**Data shown**.
• • • • •
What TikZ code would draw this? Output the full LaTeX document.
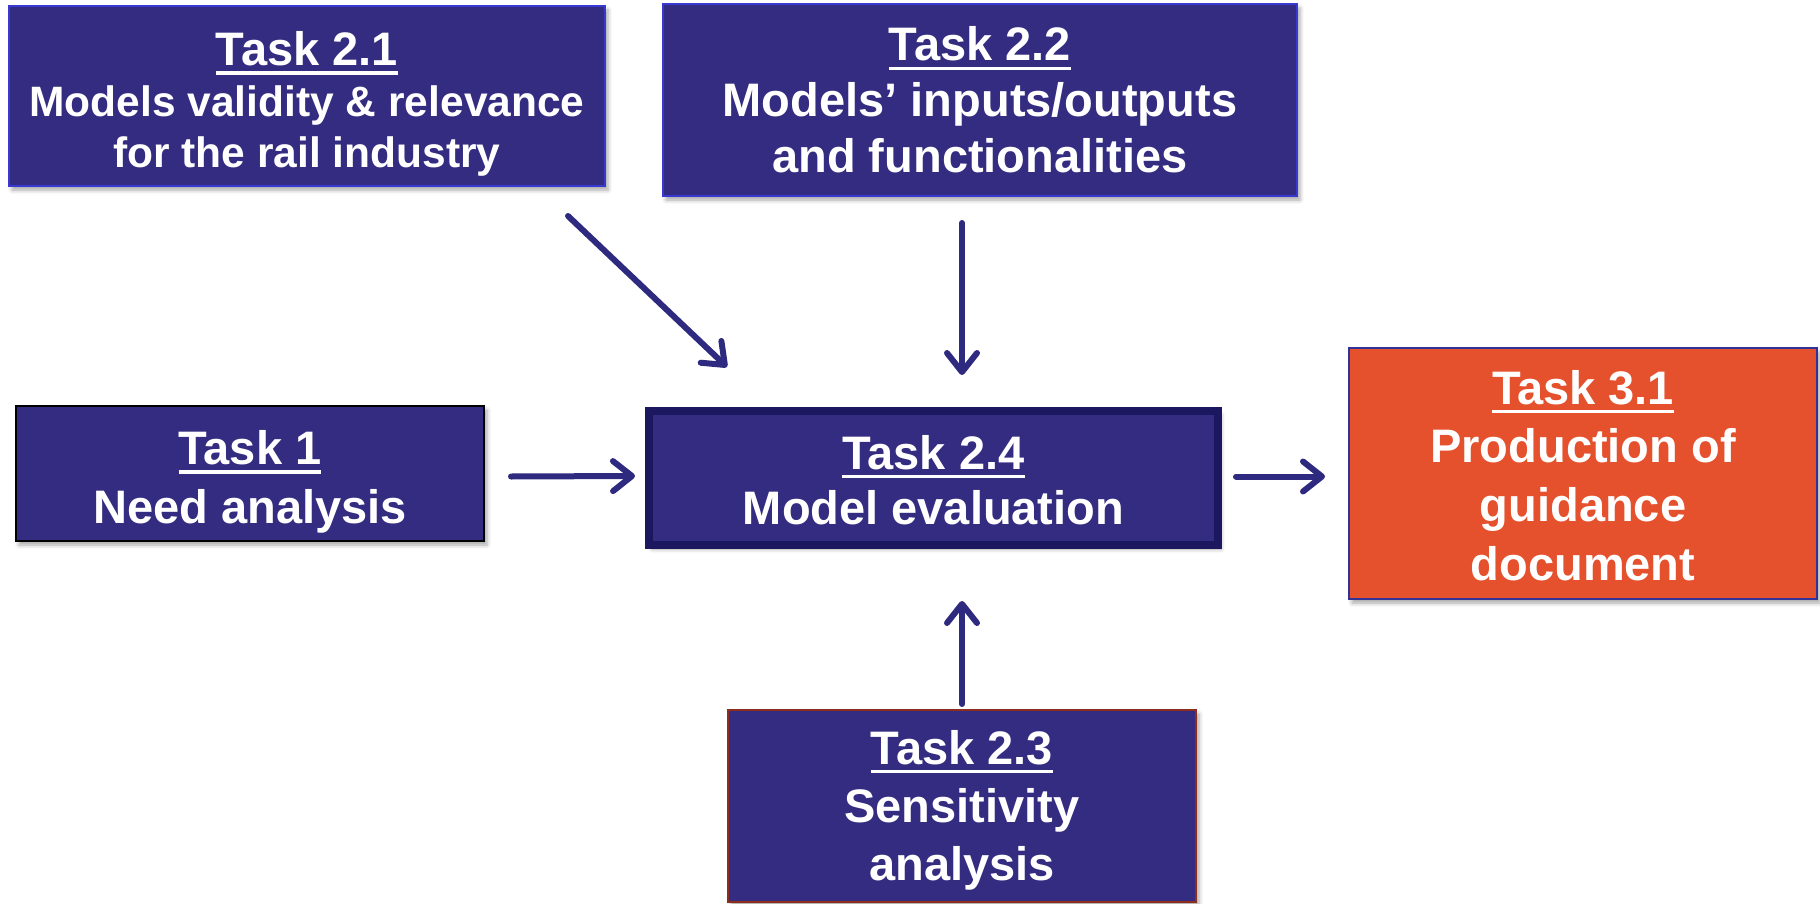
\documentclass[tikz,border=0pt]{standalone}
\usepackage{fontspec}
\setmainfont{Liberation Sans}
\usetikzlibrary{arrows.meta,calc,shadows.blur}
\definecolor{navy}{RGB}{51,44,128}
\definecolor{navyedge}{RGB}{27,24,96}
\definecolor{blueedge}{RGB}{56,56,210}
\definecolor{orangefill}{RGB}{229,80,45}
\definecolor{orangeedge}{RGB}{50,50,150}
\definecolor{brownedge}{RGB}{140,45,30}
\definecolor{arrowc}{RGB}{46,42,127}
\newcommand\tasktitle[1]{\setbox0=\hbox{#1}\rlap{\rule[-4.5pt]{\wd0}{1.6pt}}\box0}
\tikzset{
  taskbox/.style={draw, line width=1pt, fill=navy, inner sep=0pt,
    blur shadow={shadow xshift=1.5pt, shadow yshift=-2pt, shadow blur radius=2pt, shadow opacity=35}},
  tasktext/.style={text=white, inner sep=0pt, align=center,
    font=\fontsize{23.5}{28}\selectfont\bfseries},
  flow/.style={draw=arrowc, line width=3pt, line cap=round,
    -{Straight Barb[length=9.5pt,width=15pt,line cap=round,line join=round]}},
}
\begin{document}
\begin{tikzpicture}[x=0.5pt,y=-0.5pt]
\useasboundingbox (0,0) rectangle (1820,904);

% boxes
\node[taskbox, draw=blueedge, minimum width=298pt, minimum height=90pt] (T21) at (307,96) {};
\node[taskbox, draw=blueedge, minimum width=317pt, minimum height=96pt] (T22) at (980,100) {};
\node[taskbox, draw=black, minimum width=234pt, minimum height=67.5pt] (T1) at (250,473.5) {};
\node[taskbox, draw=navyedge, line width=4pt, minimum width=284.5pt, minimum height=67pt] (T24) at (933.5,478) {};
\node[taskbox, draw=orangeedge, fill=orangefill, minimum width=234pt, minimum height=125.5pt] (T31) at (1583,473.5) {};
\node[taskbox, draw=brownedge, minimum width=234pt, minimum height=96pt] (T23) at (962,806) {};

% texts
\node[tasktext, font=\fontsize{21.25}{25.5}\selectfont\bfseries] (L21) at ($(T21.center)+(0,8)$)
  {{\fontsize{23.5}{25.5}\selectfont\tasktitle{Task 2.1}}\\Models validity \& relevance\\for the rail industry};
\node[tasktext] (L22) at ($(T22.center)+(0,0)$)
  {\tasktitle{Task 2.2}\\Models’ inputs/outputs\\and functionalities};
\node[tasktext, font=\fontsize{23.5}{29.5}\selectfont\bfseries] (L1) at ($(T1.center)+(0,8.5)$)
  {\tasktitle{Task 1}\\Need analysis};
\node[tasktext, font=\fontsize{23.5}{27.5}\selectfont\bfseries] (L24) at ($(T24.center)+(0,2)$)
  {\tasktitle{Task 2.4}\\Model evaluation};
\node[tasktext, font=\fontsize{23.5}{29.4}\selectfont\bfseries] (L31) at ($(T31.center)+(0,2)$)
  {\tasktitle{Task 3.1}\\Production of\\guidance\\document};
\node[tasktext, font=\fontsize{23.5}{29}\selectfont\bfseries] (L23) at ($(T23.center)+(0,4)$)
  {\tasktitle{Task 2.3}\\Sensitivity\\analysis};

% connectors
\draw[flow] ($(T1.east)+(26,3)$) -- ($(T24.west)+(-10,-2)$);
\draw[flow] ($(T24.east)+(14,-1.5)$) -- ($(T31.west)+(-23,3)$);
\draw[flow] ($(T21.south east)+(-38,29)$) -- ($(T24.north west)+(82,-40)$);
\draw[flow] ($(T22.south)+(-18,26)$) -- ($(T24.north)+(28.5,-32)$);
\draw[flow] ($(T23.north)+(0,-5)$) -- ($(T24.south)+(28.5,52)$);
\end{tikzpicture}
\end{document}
• • • • •
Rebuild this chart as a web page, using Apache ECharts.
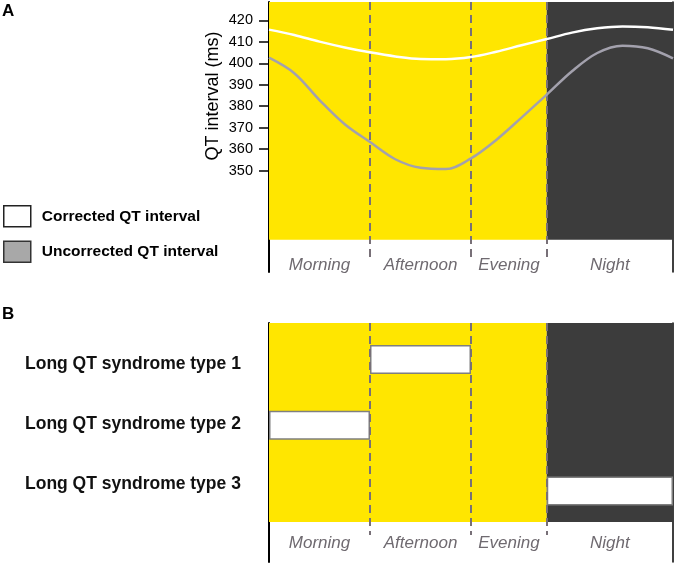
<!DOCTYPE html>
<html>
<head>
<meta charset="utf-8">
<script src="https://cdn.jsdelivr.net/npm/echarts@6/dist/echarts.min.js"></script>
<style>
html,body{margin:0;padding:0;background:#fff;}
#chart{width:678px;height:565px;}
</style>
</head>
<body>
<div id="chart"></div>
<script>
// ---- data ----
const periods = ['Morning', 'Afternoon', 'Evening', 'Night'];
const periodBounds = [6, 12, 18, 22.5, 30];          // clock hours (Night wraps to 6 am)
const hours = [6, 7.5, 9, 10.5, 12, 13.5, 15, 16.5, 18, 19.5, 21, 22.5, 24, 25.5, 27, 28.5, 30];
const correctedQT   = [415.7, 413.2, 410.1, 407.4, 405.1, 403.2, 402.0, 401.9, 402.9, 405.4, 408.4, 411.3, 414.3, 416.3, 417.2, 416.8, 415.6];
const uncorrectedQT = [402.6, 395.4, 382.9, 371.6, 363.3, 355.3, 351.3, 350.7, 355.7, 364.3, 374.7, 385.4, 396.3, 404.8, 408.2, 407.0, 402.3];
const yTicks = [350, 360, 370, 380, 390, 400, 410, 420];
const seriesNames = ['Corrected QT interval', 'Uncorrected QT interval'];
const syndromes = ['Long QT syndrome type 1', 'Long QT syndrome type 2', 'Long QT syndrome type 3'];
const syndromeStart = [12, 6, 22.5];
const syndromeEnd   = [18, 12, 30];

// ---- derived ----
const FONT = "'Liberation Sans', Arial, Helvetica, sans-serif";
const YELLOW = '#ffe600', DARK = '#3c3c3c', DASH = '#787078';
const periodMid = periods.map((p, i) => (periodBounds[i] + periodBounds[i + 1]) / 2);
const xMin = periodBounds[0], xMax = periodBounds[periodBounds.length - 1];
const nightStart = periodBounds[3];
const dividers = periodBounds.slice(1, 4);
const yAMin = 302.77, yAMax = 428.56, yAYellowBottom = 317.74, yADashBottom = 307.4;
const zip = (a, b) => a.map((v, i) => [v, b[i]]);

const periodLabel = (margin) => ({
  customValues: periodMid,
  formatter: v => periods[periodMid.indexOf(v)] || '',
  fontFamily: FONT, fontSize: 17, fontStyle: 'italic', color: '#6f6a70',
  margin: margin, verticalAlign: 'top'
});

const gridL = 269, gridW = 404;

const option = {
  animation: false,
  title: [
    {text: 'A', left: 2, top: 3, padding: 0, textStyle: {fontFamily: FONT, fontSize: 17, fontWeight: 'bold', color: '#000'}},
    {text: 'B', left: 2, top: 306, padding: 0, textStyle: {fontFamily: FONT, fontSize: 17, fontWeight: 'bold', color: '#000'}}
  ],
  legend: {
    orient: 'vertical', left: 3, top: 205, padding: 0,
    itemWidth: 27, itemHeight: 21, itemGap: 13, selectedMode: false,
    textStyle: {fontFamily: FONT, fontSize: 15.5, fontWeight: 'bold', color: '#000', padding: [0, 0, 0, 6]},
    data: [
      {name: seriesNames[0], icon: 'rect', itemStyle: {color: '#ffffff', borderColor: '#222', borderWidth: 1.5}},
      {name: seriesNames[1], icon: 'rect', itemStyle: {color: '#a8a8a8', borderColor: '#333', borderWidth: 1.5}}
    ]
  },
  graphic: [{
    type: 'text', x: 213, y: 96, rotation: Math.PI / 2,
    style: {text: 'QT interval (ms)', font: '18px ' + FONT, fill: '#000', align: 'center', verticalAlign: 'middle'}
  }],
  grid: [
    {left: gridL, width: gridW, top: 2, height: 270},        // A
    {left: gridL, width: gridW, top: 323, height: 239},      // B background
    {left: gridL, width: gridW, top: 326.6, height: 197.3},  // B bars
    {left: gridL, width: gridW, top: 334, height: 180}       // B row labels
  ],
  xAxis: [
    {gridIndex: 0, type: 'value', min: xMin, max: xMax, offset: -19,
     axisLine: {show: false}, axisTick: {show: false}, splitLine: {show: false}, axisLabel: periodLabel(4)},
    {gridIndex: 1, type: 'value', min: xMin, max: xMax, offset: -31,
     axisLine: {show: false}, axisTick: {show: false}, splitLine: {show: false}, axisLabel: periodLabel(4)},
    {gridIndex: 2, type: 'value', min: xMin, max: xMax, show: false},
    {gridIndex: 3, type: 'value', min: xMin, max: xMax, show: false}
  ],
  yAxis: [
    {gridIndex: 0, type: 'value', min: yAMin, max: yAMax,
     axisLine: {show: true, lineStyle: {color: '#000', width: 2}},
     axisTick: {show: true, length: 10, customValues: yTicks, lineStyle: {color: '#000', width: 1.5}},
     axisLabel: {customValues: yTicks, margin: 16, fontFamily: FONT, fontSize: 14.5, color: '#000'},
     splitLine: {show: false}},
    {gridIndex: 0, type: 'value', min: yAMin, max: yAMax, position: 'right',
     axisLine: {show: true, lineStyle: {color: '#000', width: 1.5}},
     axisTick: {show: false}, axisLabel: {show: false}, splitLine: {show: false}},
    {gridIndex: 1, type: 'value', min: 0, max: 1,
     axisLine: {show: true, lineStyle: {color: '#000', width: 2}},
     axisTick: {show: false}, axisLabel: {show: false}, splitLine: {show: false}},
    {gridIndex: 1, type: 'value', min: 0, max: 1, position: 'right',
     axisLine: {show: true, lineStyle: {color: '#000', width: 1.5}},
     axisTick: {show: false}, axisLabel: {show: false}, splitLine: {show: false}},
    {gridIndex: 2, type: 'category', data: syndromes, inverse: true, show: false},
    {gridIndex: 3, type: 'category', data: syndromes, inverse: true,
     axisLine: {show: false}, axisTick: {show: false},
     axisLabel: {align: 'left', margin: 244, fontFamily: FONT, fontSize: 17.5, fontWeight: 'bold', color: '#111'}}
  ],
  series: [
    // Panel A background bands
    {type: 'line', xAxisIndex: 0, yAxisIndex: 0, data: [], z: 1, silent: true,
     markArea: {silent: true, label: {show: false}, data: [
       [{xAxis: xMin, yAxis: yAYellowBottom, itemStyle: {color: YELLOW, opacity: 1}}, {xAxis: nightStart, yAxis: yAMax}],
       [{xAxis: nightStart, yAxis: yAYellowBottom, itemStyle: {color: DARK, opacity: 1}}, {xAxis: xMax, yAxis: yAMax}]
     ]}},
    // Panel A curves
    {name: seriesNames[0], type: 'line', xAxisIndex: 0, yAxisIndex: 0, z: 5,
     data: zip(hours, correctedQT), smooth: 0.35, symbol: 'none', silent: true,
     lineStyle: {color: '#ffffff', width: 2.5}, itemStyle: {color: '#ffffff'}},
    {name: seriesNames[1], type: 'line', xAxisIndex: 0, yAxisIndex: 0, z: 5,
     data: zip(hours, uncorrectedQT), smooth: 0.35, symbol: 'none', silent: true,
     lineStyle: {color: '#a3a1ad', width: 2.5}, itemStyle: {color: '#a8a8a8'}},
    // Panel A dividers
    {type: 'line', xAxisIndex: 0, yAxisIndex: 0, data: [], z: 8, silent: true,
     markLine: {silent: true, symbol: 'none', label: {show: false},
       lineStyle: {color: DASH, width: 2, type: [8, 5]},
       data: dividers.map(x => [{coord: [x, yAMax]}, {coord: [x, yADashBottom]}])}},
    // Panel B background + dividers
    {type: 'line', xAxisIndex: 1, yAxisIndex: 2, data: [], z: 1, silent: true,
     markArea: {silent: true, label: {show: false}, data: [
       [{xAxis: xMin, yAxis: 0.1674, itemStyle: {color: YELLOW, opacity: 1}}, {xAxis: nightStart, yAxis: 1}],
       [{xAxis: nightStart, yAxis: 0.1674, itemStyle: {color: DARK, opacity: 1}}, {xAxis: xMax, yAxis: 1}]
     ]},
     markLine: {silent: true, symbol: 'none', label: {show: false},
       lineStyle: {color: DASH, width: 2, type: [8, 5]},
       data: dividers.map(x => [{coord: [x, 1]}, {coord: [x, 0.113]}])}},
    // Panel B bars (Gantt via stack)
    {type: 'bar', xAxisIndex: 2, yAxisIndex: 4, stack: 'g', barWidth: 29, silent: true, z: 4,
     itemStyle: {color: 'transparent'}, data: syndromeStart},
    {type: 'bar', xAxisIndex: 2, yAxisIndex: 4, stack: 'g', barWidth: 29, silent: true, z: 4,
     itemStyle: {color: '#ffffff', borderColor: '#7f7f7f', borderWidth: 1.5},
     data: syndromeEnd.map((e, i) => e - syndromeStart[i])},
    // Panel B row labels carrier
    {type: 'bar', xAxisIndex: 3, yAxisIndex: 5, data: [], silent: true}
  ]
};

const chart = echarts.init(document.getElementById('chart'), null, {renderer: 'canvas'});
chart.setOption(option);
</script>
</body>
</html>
• • • • •
**Aim**. Filter the entries and copy out every line with the word "this".

**Full response**.
What TikZ code would draw this? Output the full LaTeX document.
Rebuild this chart as a web page, using Apache ECharts.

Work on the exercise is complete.